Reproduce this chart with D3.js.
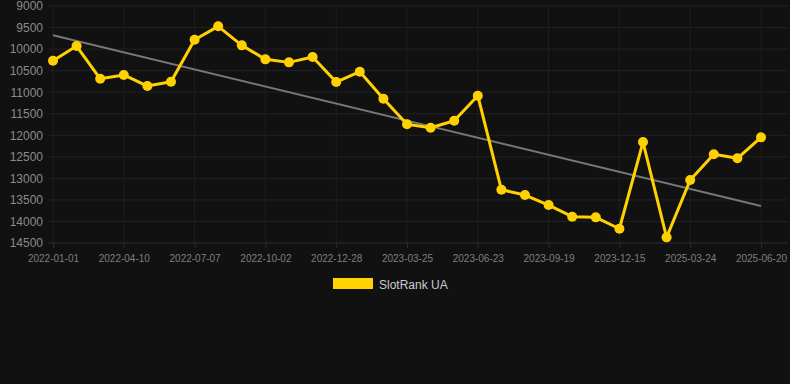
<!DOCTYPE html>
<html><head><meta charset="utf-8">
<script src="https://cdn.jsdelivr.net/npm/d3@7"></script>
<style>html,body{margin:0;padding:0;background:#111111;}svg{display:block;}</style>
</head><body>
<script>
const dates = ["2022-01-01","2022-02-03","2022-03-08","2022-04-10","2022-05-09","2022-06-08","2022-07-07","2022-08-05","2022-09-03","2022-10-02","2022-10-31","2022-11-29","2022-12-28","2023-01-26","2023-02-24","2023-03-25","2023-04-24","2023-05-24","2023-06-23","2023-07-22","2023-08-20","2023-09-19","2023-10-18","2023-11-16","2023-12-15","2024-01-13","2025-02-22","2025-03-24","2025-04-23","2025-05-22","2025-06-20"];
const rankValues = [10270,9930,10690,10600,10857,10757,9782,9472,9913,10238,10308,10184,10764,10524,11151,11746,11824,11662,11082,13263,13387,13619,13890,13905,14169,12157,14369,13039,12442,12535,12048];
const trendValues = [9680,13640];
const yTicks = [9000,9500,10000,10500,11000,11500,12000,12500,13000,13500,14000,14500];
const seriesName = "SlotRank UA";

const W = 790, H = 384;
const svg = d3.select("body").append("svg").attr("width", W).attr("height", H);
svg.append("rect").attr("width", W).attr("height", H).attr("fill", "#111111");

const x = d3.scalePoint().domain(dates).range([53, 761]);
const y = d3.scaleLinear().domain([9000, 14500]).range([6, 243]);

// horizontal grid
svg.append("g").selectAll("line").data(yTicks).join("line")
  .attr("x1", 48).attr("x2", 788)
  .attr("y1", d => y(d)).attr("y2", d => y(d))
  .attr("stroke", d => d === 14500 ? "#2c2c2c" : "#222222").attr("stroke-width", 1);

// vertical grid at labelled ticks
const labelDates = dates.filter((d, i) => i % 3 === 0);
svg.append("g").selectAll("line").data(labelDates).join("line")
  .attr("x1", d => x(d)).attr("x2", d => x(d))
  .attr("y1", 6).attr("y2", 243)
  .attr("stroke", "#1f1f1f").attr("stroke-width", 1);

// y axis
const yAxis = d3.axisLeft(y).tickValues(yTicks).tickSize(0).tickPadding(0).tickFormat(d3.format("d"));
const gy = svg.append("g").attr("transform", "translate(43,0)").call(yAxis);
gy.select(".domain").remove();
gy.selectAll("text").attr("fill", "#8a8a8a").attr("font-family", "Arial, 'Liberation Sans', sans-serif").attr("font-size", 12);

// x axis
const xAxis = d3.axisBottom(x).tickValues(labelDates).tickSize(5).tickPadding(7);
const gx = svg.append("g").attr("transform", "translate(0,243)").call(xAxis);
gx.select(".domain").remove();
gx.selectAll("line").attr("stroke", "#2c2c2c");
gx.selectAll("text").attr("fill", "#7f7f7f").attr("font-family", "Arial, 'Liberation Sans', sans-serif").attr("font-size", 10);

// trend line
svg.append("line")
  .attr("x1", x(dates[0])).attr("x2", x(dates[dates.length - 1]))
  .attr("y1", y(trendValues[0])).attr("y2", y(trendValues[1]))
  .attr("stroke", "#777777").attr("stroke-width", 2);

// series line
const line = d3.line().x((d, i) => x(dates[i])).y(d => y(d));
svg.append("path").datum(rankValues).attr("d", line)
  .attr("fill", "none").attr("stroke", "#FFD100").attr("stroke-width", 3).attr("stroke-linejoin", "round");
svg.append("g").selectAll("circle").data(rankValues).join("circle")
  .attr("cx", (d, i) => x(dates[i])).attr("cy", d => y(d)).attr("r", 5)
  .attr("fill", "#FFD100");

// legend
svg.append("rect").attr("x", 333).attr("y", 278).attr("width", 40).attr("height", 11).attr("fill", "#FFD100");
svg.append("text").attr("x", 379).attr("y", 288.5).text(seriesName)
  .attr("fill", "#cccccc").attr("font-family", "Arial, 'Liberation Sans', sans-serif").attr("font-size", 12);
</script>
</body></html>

...

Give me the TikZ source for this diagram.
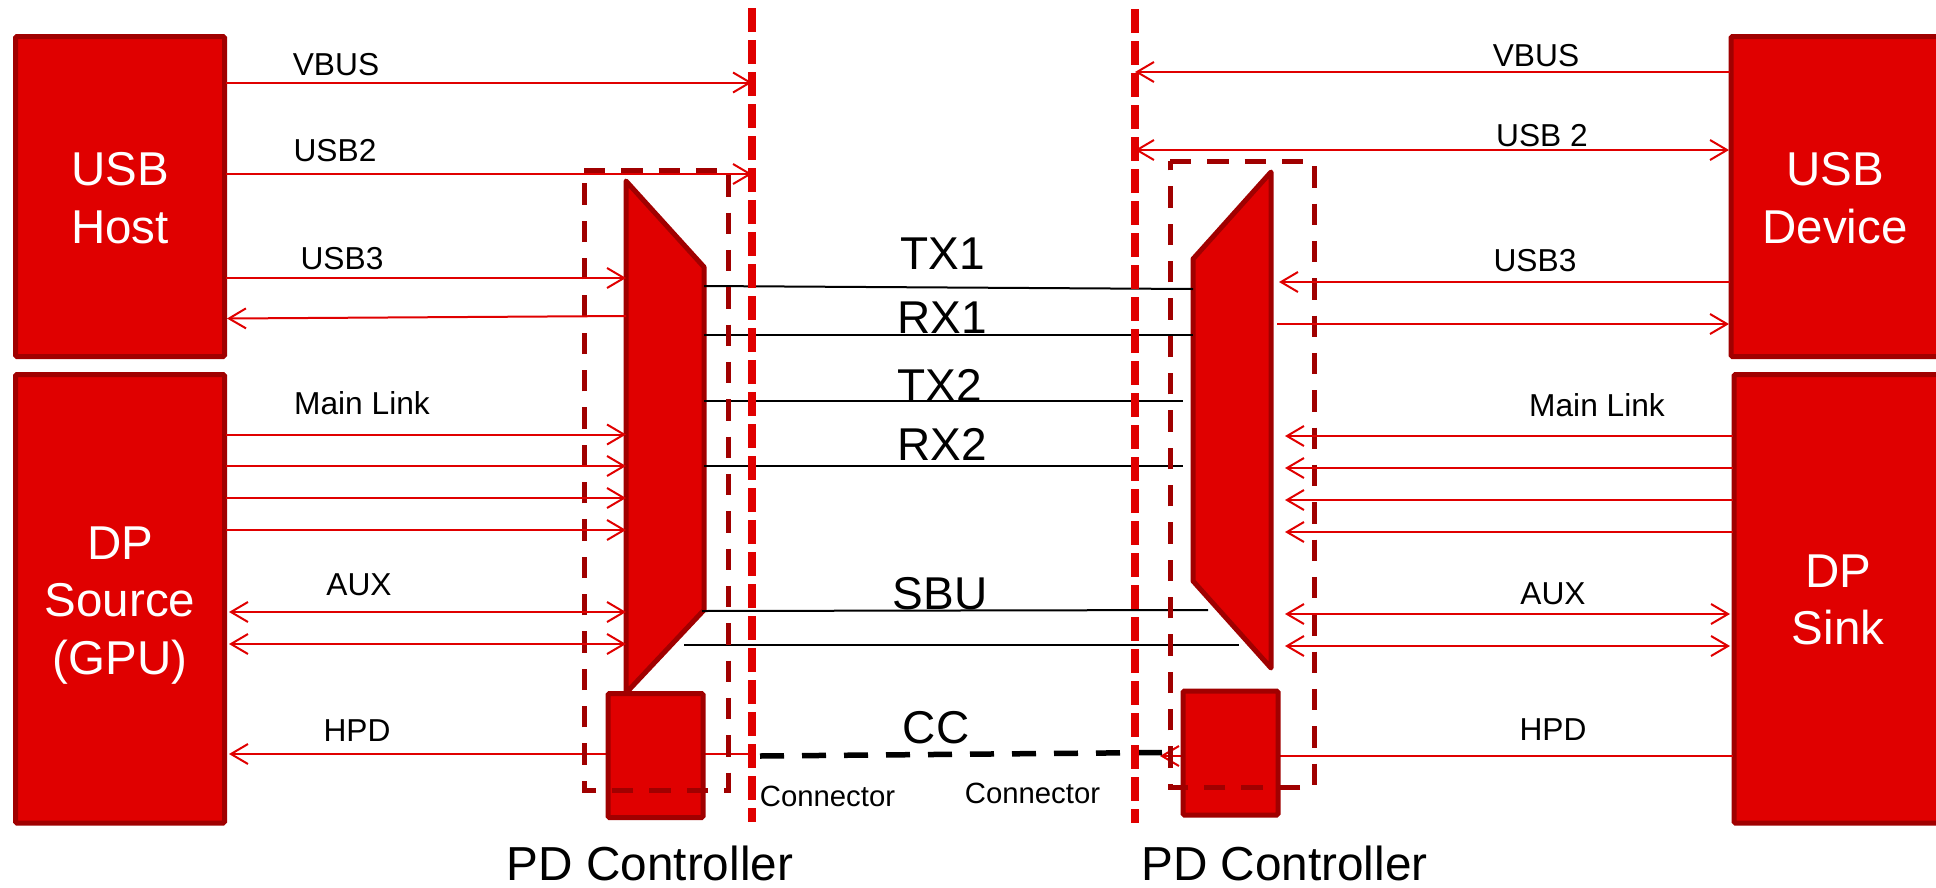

--

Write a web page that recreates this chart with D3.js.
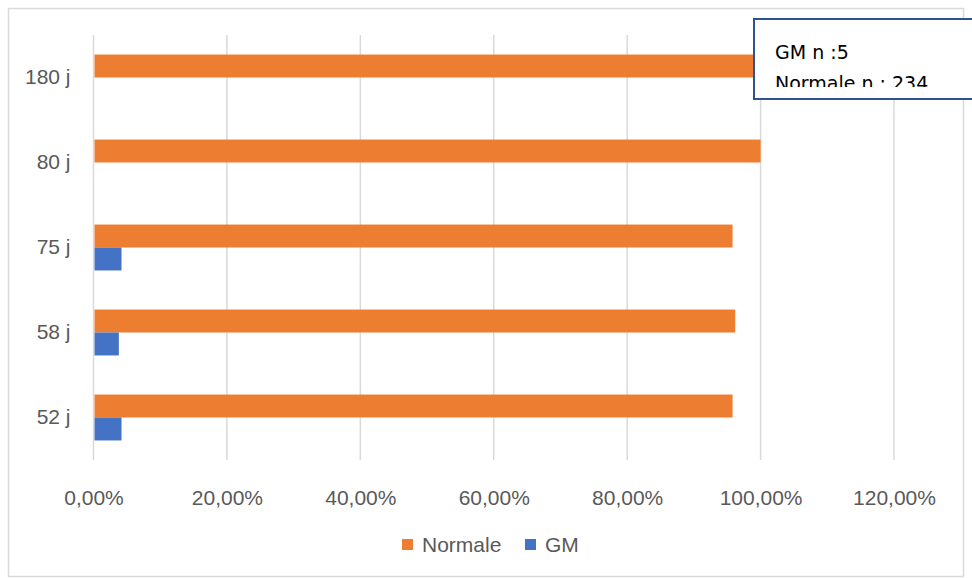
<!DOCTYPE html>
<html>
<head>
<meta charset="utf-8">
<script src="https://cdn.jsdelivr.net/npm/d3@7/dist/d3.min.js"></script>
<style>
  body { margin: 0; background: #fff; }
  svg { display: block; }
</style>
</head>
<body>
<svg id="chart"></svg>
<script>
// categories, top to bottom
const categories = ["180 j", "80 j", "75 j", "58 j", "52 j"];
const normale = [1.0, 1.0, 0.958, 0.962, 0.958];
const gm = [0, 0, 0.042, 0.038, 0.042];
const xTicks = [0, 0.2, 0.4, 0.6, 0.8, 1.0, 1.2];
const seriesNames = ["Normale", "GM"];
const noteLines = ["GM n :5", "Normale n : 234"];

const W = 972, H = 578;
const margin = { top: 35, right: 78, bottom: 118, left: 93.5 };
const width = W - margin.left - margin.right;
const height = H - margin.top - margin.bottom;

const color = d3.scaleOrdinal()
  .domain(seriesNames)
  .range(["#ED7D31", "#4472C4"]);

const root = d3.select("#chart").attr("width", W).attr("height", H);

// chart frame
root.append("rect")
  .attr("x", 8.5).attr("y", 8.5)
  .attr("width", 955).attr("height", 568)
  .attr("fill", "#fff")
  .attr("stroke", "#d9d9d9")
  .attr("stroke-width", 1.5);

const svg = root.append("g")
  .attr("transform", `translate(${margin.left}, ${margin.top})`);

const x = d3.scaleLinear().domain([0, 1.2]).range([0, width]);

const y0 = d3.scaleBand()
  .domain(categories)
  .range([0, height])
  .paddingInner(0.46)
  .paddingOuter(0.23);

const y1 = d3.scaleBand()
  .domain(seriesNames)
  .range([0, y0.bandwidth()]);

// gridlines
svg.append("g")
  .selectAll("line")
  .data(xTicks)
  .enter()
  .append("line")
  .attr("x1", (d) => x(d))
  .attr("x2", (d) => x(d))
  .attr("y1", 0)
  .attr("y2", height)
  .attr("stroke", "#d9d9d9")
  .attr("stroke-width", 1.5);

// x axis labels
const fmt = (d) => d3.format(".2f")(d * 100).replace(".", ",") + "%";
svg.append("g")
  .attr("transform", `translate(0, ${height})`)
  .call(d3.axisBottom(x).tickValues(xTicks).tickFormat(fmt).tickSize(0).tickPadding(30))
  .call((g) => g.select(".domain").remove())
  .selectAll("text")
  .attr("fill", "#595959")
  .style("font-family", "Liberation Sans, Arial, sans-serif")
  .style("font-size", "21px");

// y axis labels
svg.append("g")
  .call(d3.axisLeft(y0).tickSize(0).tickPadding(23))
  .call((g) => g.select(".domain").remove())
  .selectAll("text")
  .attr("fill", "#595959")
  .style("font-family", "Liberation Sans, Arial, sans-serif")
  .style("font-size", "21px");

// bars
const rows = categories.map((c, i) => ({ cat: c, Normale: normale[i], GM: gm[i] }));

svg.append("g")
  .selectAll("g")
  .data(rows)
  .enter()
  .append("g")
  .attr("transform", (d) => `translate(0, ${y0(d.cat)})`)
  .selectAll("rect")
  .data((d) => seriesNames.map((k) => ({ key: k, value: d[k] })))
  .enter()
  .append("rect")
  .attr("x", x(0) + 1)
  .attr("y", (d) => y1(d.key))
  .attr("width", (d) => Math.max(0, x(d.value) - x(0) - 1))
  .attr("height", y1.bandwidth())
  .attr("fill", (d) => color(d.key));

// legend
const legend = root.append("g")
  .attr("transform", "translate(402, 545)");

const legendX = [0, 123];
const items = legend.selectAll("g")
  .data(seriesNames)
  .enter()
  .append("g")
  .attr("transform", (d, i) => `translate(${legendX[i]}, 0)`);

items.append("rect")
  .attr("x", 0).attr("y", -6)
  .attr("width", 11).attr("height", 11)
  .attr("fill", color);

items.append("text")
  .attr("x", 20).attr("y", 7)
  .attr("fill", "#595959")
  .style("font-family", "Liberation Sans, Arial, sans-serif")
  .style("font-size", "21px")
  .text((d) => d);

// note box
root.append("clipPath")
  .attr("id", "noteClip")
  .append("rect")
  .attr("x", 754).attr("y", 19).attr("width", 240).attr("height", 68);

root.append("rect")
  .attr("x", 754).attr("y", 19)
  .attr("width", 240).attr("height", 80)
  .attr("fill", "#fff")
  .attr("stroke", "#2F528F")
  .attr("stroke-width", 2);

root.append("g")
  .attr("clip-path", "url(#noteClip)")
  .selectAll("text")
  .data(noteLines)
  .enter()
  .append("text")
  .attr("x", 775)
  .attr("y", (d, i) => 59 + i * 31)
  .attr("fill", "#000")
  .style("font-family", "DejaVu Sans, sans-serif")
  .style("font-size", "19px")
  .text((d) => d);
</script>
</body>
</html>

# TASK DIRECTIONS
Beginning at the line above that contains "Write a web", repeat each line exactly through the one that contains "const height = H", and leave out the pictures.

# EXERCISE SOLUTION
Write a web page that recreates this chart with D3.js.
<!DOCTYPE html>
<html>
<head>
<meta charset="utf-8">
<script src="https://cdn.jsdelivr.net/npm/d3@7/dist/d3.min.js"></script>
<style>
  body { margin: 0; background: #fff; }
  svg { display: block; }
</style>
</head>
<body>
<svg id="chart"></svg>
<script>
// categories, top to bottom
const categories = ["180 j", "80 j", "75 j", "58 j", "52 j"];
const normale = [1.0, 1.0, 0.958, 0.962, 0.958];
const gm = [0, 0, 0.042, 0.038, 0.042];
const xTicks = [0, 0.2, 0.4, 0.6, 0.8, 1.0, 1.2];
const seriesNames = ["Normale", "GM"];
const noteLines = ["GM n :5", "Normale n : 234"];

const W = 972, H = 578;
const margin = { top: 35, right: 78, bottom: 118, left: 93.5 };
const width = W - margin.left - margin.right;
const height = H - margin.top - margin.bottom;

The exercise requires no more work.